» COLLECTED DATA
----------
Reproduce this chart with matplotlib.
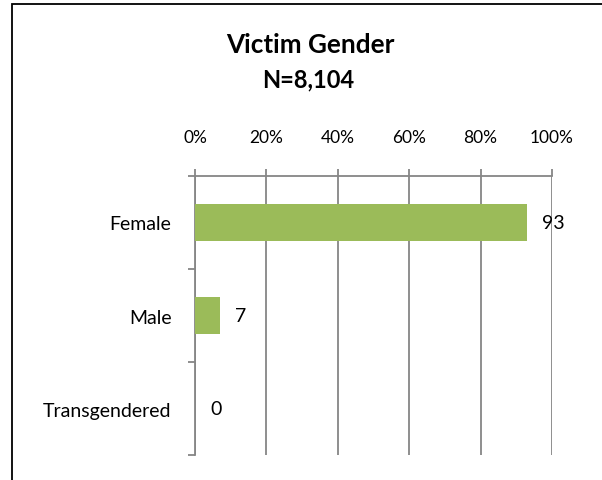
import matplotlib.pyplot as plt
import matplotlib.patches as mpatches
import numpy as np

plt.rcParams['font.family'] = ['Lato', 'DejaVu Sans']

categories = ["Female", "Male", "Transgendered"]
values = [93, 7, 0]
xticks = [0, 20, 40, 60, 80, 100]
xtick_labels = ["0%", "20%", "40%", "60%", "80%", "100%"]

bar_color = "#9BBB59"
grid_color = "#868686"

W, H = 602, 481
fig = plt.figure(figsize=(W/100, H/100), dpi=100)
ax = fig.add_axes([195/W, 1-456/H, 357/W, 279/H])

y = np.arange(len(categories))
ax.barh(y, values, height=0.4, color=bar_color, zorder=3)
ax.set_ylim(len(categories)-0.5, -0.5)
ax.set_xlim(0, 100)

# top axis ticks
ax.xaxis.tick_top()
ax.set_xticks(xticks)
ax.set_xticklabels(xtick_labels, fontsize=12.5)
ax.tick_params(axis='x', direction='out', length=5, width=1.3, color=grid_color, pad=17)
ax.grid(axis='x', color=grid_color, linewidth=1.3, zorder=0)

# categories with boundary ticks
ax.set_yticks(y)
ax.set_yticklabels(categories, fontsize=14)
ax.tick_params(axis='y', which='major', length=0, pad=17)
ax.set_yticks(np.arange(len(categories)+1)-0.5, minor=True)
ax.tick_params(axis='y', which='minor', direction='out', length=5, width=1.3, color=grid_color)

for s in ['right', 'bottom']:
    ax.spines[s].set_visible(False)
for s in ['left', 'top']:
    ax.spines[s].set_color(grid_color)
    ax.spines[s].set_linewidth(1.3)

for yi, v in zip(y, values):
    ax.annotate(str(v), (v, yi), xytext=(15, 0), textcoords='offset pixels',
                ha='left', va='center', fontsize=14)

fig.text(310/W, 1-53/H, "Victim Gender", ha='center', va='baseline',
         fontsize=18.8, fontweight='bold')
fig.text(308/W, 1-87/H, "N=8,104", ha='center', va='baseline',
         fontsize=17, fontweight='bold')

# outer chart border
fig.patches.append(mpatches.Rectangle((12/W, -0.2), 1.2, 1.2 - 5/H, transform=fig.transFigure,
                                      fill=False, edgecolor='black', linewidth=1.3, clip_on=False))

fig.savefig("out.png", dpi=100)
----------
» TASK STATEMENT
Return only the lines running from the top of the data to the line that holds "ax.set_xlim(0, 100)". Include both of those lines, but skip the pictures.

» OUTPUT
Reproduce this chart with matplotlib.
import matplotlib.pyplot as plt
import matplotlib.patches as mpatches
import numpy as np

plt.rcParams['font.family'] = ['Lato', 'DejaVu Sans']

categories = ["Female", "Male", "Transgendered"]
values = [93, 7, 0]
xticks = [0, 20, 40, 60, 80, 100]
xtick_labels = ["0%", "20%", "40%", "60%", "80%", "100%"]

bar_color = "#9BBB59"
grid_color = "#868686"

W, H = 602, 481
fig = plt.figure(figsize=(W/100, H/100), dpi=100)
ax = fig.add_axes([195/W, 1-456/H, 357/W, 279/H])

y = np.arange(len(categories))
ax.barh(y, values, height=0.4, color=bar_color, zorder=3)
ax.set_ylim(len(categories)-0.5, -0.5)
ax.set_xlim(0, 100)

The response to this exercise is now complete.